Where Michelin Guide Experience Comes In

At Jumeirah, Ellis said he would rely heavily on his “Rolodex” of contacts gained not only from his seven years at the Michelin Guide as its international director, but his years as a chef, to recruit chefs from around the world who can not only cater to hotel guests, or even locals in Dubai, but to expatriates living in Dubai as well.

Additionally, he said he wants to apply the “Michelin approach to dining and to food.”

“It is the five Michelin criteria that I deploy with my inspectors around the world, like looking at the ingredients,” Ellis said.

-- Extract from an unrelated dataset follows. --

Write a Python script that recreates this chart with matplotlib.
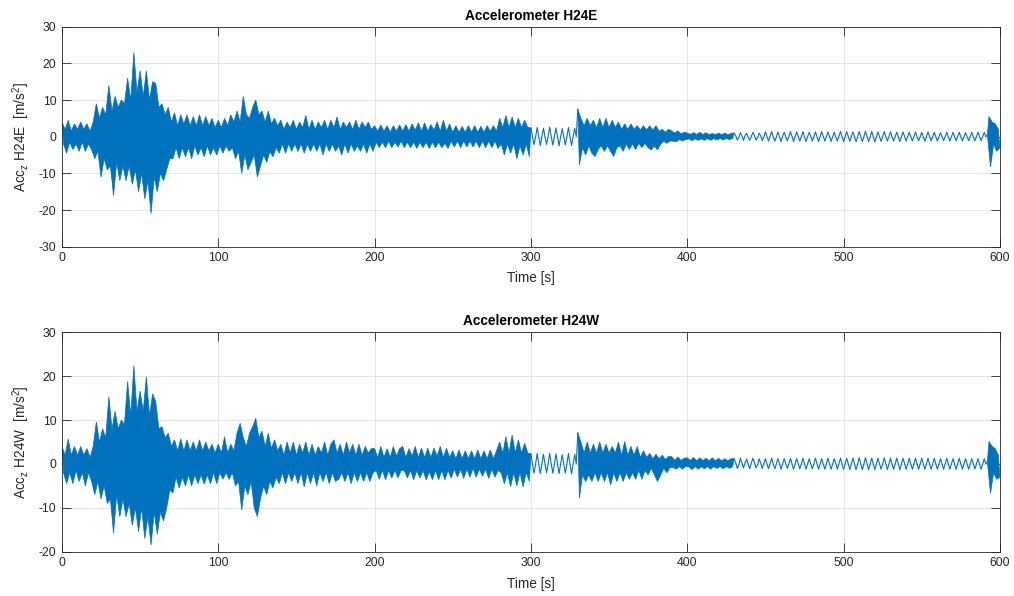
"""Vertical acceleration at the two H24 accelerometers (east / west), 0-600 s.

Signals are the local peak/trough sequence read off the record at 1 s steps.
"""

import numpy as np
import matplotlib

matplotlib.use("Agg")
import matplotlib.pyplot as plt  # noqa: E402

# ---- H24E, one value per second, split per 100 s -----------------------------
e_000 = [4, -2, 2, -4.5, 4.5, -1.5, 1.5, -3.5, 3.5, -2,
         2, -4, 4, -1.5, 2, -4, 3.5, -2, 1.5, -3.5,
         4, -6, 9, -4, 5, -11, 8, -6, 6, -9,
         14, -8, 7, -16, 11, -7, 8, -12, 10, -8,
         9, -12, 16, -8, 10, -13, 23, -9, 12, -15,
         18, -10, 11, -17, 18, -12, 10, -21, 15, -11,
         14.5, -15, 8, -10, 9, -12, 6, -9, 8, -6,
         4, -6, 6.5, -3, 3, -6, 6, -3, 3.5, -5.5,
         6, -3, 3, -6, 5.5, -2.5, 3, -5, 6, -3,
         3, -5.5, 5.5, -2.5, 3, -5, 5, -3, 2.5, -5]
e_100 = [4.5, -2.5, 2.5, -4.5, 5, -2.5, 3, -4, 6, -3,
         4, -6, 7, -4, 4, -10, 11, -5, 6, -9,
         5, -7, 8, -5, 10, -11, 6, -8, 7, -5,
         4, -7, 7, -4, 3.5, -5.5, 5, -3, 3, -4.5,
         4.5, -2, 2, -4.5, 4, -2, 2.5, -4, 4.5, -2,
         2, -4, 4, -2, 2.5, -4.5, 5.8, -2, 2, -4,
         4.5, -2, 2, -4, 4, -2, 2.5, -5, 4.5, -2,
         2, -4, 4.5, -2, 2.5, -4, 5.4, -2.5, 2, -5,
         4, -2, 2.5, -4.5, 4, -2, 2, -4, 4.5, -2.5,
         2, -4, 4, -2, 2.5, -4.5, 4, -2, 2, -4]
e_200 = [3, -1.5, 1.5, -3, 3.2, -1.5, 1.5, -3, 3, -1.2,
         1.2, -3, 3, -1.5, 1.5, -2.8, 3.2, -1.2, 1.5, -3,
         3.3, -1.5, 1.5, -3, 3.5, -1.5, 1.8, -3.2, 3.8, -1.5,
         1.5, -3, 3.8, -1.5, 1.5, -3.2, 3.3, -1.5, 1.8, -3,
         4, -1.5, 1.5, -3, 4.5, -1.8, 1.5, -3.2, 3.5, -1.2,
         1.2, -2.8, 3, -1.2, 1.2, -3, 2.8, -1.2, 1.2, -2.8,
         3, -1.2, 1.2, -2.8, 3, -1.2, 1.2, -3, 2.8, -1.2,
         1.2, -3, 3, -1.2, 1.5, -3, 3, -1.2, 1.5, -3.2,
         5, -2, 2.5, -5, 5.8, -2, 2.5, -4.5, 5.4, -2,
         2.5, -6, 5, -2.5, 2.5, -5, 4.5, -2, 2.5, -5.5]
e_300 = [2.4, 0, -2.2, 0, 2.5, 0, -2.4, 0, 2.3, 0,
         -2.1, 0, 2.6, 0, -2.3, 0, 2.4, 0, -2.5, 0,
         2.2, 0, -2.2, 0, 2.5, 0, -2.4, 0, 2.3, 0,
         7.5, -7.7, 5, -3, 3, -5, 5, -2.5, 3, -4.5,
         4.5, -5.4, 2.5, -3.5, 5, -2.5, 2.5, -4, 5, -2.5,
         2.5, -4, 4.5, -5.4, 2.5, -3, 4, -2.5, 2, -4,
         3.5, -2, 2, -3.5, 3.5, -2, 2, -3.5, 3, -1.8,
         1.8, -3, 3, -1.8, 1.8, -3, 3, -3.6, 1.8, -2.5,
         3, -3.6, 1.5, -2, 2, -1.2, 1.2, -1.8, 2, -1.2,
         1.6, -1.2, 1.0, -1.4, 1.6, -0.8, 0.8, -1.2, 1.2, -0.8]
e_400 = [1.0, -0.6, 0.6, -1.1, 1.1, -0.6, 0.6, -1.0, 1.2, -0.6,
         0.6, -1.0, 1.1, -0.5, 0.5, -1.0, 0.9, -0.5, 0.5, -0.9,
         1.0, -0.5, 0.5, -0.9, 1.0, -0.5, 0.5, -0.8, 0.9, -0.5,
         1.0, 0.3, -0.9, -0.2, 1.1, 0.2, -1.0, 0.3, 0.9, -0.2,
         -1.0, 0.1, 1.2, 0.3, -0.9, -0.3, 1.0, 0.2, -1.1, 0.0,
         1.3, 0.0, -1.2, 0.1, 1.4, 0.0, -1.2, -0.1, 1.3, 0.0,
         -1.3, 0.1, 1.2, 0.0, -1.1, 0.0, 1.4, 0.1, -1.3, 0.0,
         1.3, 0.0, -1.2, 0.0, 1.4, -0.1, -1.3, 0.0, 1.2, 0.1,
         -1.2, 0.0, 1.3, 0.0, -1.3, 0.0, 1.4, 0.1, -1.2, 0.0,
         1.3, 0.0, -1.3, 0.0, 1.2, 0.0, -1.2, 0.1, 1.4, 0.0]
e_500 = [-1.3, 0.0, 1.4, 0.0, -1.3, 0.1, 1.3, 0.0, -1.4, 0.0,
         1.4, 0.0, -1.3, 0.0, 1.5, 0.1, -1.3, 0.0, 1.4, 0.0,
         -1.4, 0.0, 1.3, 0.0, -1.3, 0.0, 1.4, 0.1, -1.2, 0.0,
         1.3, 0.0, -1.2, 0.0, 1.2, 0.0, -1.3, 0.0, 1.3, 0.1,
         -1.2, 0.0, 1.2, 0.0, -1.2, 0.0, 1.3, 0.0, -1.1, 0.0,
         1.2, 0.0, -1.2, 0.0, 1.3, 0.0, -1.1, 0.0, 1.2, 0.0,
         -1.2, 0.0, 1.1, 0.0, -1.1, 0.0, 1.2, 0.0, -1.2, 0.0,
         1.2, 0.0, -1.1, 0.0, 1.2, 0.0, -1.2, 0.0, 1.1, 0.0,
         -1.1, 0.0, 1.2, 0.0, -1.1, 0.0, 1.2, 0.0, -1.1, 0.0,
         1.2, 0.0, 0.5, 5.5, -8.2, 4.0, -2.0, 3.5, -4.0, 2.0,
         -3.0]

# ---- H24W ---------------------------------------------------------------------
w_000 = [4, -2, 2, -4.5, 5.7, -2, 2, -4.5, 4, -1.5,
         2, -4, 4, -2, 2, -5, 3.5, -2, 1.5, -4,
         4, -7, 9.6, -4, 5, -8, 8, -5, 6, -9,
         15.3, -8, 8, -15.8, 12, -7, 8, -12, 10, -8,
         9, -12, 18.8, -9, 11, -14, 22.4, -10, 12, -15.4,
         16.6, -10, 12, -17, 19.9, -12, 11, -18.5, 16, -11,
         14.2, -16, 8, -11, 8.5, -13, 6, -10, 7, -6,
         4, -6.6, 5.5, -3, 3, -5.5, 5.7, -3, 3, -5,
         5.5, -2.5, 3, -5, 5, -2.5, 3, -4.5, 5.5, -2.5,
         3, -4.6, 5, -2.5, 3, -4.5, 4.5, -2, 2.5, -4.5]
w_100 = [4.5, -2, 2.5, -3.5, 6.2, -2, 2.5, -3.5, 4.5, -2,
         3, -5, 7, -4, 9.3, -10.5, 6, -5, 4, -7,
         7, -4, 8.5, -10, 10.4, -12, 6, -8, 7.5, -5,
         4, -7, 7, -4, 3.5, -5.5, 5.5, -3, 3, -4.5,
         4.5, -2, 2, -4.5, 5, -2, 2.5, -4, 5, -2,
         2, -4.5, 4.5, -2, 2.5, -5.2, 5, -2, 2, -4.5,
         4.5, -2, 2, -5, 4, -2, 2.5, -4, 5, -2,
         2, -4.5, 4.5, -2, 5.5, -4, 2.5, -3.5, 4.5, -2,
         2, -4, 5, -2, 2.5, -4.5, 4.5, -2, 2, -4,
         4.5, -2, 2, -4, 4, -2, 2.5, -4, 3.5, -2]
w_200 = [3.5, -1.5, 1.5, -3.5, 4, -1.5, 1.5, -3.6, 3.5, -1.5,
         1.5, -3.2, 4, -1.5, 1.8, -3.2, 3.5, -1.5, 4, -1.5,
         1.5, -3.2, 3.5, -1.5, 1.8, -3.6, 4, -1.5, 1.5, -3.2,
         3.6, -1.5, 1.5, -3.6, 3.6, -1.8, 1.5, -3.6, 3.6, -1.5,
         1.8, -3.6, 4, -1.5, 1.5, -3.6, 3.6, -1.5, 1.5, -3.2,
         3, -1.2, 1.2, -3, 3.2, -1.2, 1.2, -3.3, 3, -1.2,
         1.2, -3, 3, -1, 1.2, -3, 3.2, -1.2, 1.2, -2.8,
         3, -1.2, 1.2, -3.3, 3.2, -1.2, 1.2, -3, 3, -1.5,
         5, -2, 2.5, -4.5, 6.2, -2, 2.5, -5.2, 6.6, -2,
         2.5, -5, 5.5, -2, 2.5, -5.2, 4.7, -2, 2.5, -4]
w_300 = [2.3, 0, -2.1, 0, 2.4, 0, -2.2, 0, 2.2, 0,
         -2.0, 0, 2.4, 0, -2.1, 0, 2.3, 0, -2.2, 0,
         2.1, 0, -2.1, 0, 2.4, 0, -2.2, 0, 2.2, 0,
         7.1, -7.8, 5, -2.5, 2.5, -4, 5, -2.5, 2.5, -4,
         4.5, -2, 2.5, -4, 5, -2, 2.5, -4, 4.5, -2,
         2.5, -4.8, 4, -2, 2.5, -4, 5, -2, 2, -4,
         5.1, -2, 2, -3.5, 4, -2, 2, -3.5, 4, -1.5,
         1.5, -3.5, 3, -1.5, 1.5, -2.5, 2.4, -1, 1.2, -2.5,
         2.2, -4, 1.2, -2.5, 2, -1, 1, -2, 1.7, -0.8,
         1.7, -0.8, 0.8, -1.2, 1.6, -0.6, 0.8, -1.2, 1.3, -0.6]
w_400 = [1.4, -0.6, 0.8, -1.3, 1.5, -0.6, 0.7, -1.2, 1.4, -0.6,
         0.8, -1.1, 1.3, -0.6, 0.7, -1.2, 1.4, -0.6, 0.7, -1.0,
         1.3, -0.6, 0.7, -1.1, 1.2, -0.6, 0.7, -1.0, 1.2, -0.6,
         1.2, 0.3, -1.0, -0.2, 1.3, 0.2, -0.9, 0.3, 1.1, -0.1,
         -1.1, 0.2, 1.3, 0.3, -0.9, -0.2, 1.2, 0.2, -1.0, 0.1,
         1.2, 0.0, -1.1, 0.1, 1.3, 0.0, -1.1, 0.0, 1.2, 0.1,
         -1.2, 0.0, 1.2, 0.1, -1.0, 0.0, 1.3, 0.0, -1.2, 0.0,
         1.2, 0.1, -1.1, 0.0, 1.3, 0.0, -1.2, 0.0, 1.2, 0.0,
         -1.1, 0.0, 1.3, 0.1, -1.2, 0.0, 1.2, 0.0, -1.2, 0.0,
         1.3, 0.0, -1.2, 0.0, 1.2, 0.1, -1.2, 0.0, 1.3, 0.0]
w_500 = [-1.2, 0.0, 1.3, 0.0, -1.3, 0.1, 1.3, 0.0, -1.3, 0.0,
         1.4, 0.0, -1.3, 0.0, 1.4, 0.1, -1.3, 0.0, 1.3, 0.0,
         -1.3, 0.0, 1.3, 0.0, -1.2, 0.0, 1.4, 0.1, -1.3, 0.0,
         1.3, 0.0, -1.2, 0.0, 1.3, 0.0, -1.3, 0.0, 1.3, 0.1,
         -1.2, 0.0, 1.3, 0.0, -1.2, 0.0, 1.3, 0.0, -1.2, 0.0,
         1.3, 0.0, -1.2, 0.0, 1.3, 0.0, -1.2, 0.0, 1.3, 0.0,
         -1.2, 0.0, 1.2, 0.0, -1.2, 0.0, 1.3, 0.0, -1.2, 0.0,
         1.2, 0.0, -1.2, 0.0, 1.3, 0.0, -1.2, 0.0, 1.2, 0.0,
         -1.2, 0.0, 1.2, 0.0, -1.1, 0.0, 1.2, 0.0, -1.2, 0.0,
         1.2, 0.0, 0.5, 5.1, -6.7, 4.0, -2.0, 3.5, -3.5, 2.0,
         -3.0]

E_YTICKS = [-30, -20, -10, 0, 10, 20, 30]
W_YTICKS = [-20, -10, 0, 10, 20, 30]
X_TICKS = [0, 100, 200, 300, 400, 500, 600]
# broadband stretches: the trace fills the band between its peaks and troughs;
# clean low-amplitude oscillations are drawn as a plain line
SPANS = [(0, 300, "band"), (300, 330, "line"), (330, 430, "band"),
         (430, 592, "line"), (592, 600, "band")]

plt.rcParams["font.family"] = ["Liberation Sans", "DejaVu Sans"]
plt.rcParams["axes.unicode_minus"] = False
AX_COLOR = "#262626"
LINE_COLOR = "#0072BD"


def panel(ax, acc, name, yticks, xlab_y):
    acc = np.concatenate(acc)
    t = np.linspace(0, 600, len(acc))
    for t0, t1, kind in SPANS:
        m = (t >= t0) & (t <= t1)
        ts, a = t[m], acc[m]
        if kind == "band":
            up, dn = a > 0, a <= 0
            ax.fill(np.r_[ts[up], ts[dn][::-1]], np.r_[a[up], a[dn][::-1]],
                    color=LINE_COLOR, lw=0.5)
        else:
            ax.plot(ts, a, color=LINE_COLOR, lw=0.8)
    ax.set_xlim(X_TICKS[0], X_TICKS[-1])
    ax.set_ylim(yticks[0], yticks[-1])
    ax.set_xticks(X_TICKS)
    ax.set_yticks(yticks)
    ax.grid(True, color="#DFDFDF", lw=0.6)
    ax.set_axisbelow(True)
    ax.tick_params(direction="in", top=True, right=True, length=6.5, width=0.6,
                   colors=AX_COLOR, labelsize=8.8, pad=4)
    for s in ax.spines.values():
        s.set_color(AX_COLOR)
        s.set_linewidth(0.6)
    ax.set_title(f"Accelerometer {name}", fontsize=9.8, fontweight="bold", pad=5)
    ax.set_xlabel("Time [s]", fontsize=9.8, color=AX_COLOR)
    ax.set_ylabel(rf"Acc$_\mathregular{{z}}$ {name}  [m/s$^\mathregular{{2}}$]",
                  fontsize=9.8, color=AX_COLOR)
    ax.xaxis.set_label_coords(0.5, xlab_y)
    ax.yaxis.set_label_coords(-0.032, 0.5)


def main():
    fig = plt.figure(figsize=(10.14, 5.96), dpi=100)
    ax1 = fig.add_axes([0.0611, 0.5861, 0.9250, 0.3691])
    ax2 = fig.add_axes([0.0611, 0.0743, 0.9250, 0.3681])
    panel(ax1, [e_000, e_100, e_200, e_300, e_400, e_500], "H24E", E_YTICKS, -0.11)
    panel(ax2, [w_000, w_100, w_200, w_300, w_400, w_500], "H24W", W_YTICKS, -0.115)
    fig.savefig("out.png", dpi=100)
    plt.close(fig)


if __name__ == "__main__":
    main()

As an example, Ellis said that if there is a superior ingredient or product, he’d prefer that all of Jumeirah’s restaurants source from the better supplier.

Another important factor is “to make sure that the flavors work. That the combinations work. Sometimes, chefs can be very creative and make all sorts of different combinations, but not all of them work.”

Consistency is also essential. “I’ve seen that in many, many cases in Michelin-starred restaurants where you have a great first course and a weak second course and a great dessert,” Ellis said. “Or it’s a weak first course, a great second course, and a weak dessert. When restaurants are really able to execute at the highest level, they’re able to get the consistency throughout.”

As for his personal preferences, Ellis described himself as “more of the traditional diner. I like [having a] first course, main course, dessert, and cheese — that kind of thing. I’m not really a big fan of having 25 little bites of food. That’s not my thing. Some restaurants do that. I’m also not a big fan of 12-course tasting menus where you’re sitting down for four hours.”

Regardless, however, he said, “If customers want that, then by all means give it to them. Make that an option. It’s all about choice. It’s all about what people want. I personally like when a chef who knows how to make the simple sublime. When they’re able to take a piece of meat, a piece of fish, whatever it may be, and just cook it lightly, season it lightly, and make it absolutely fantastic.”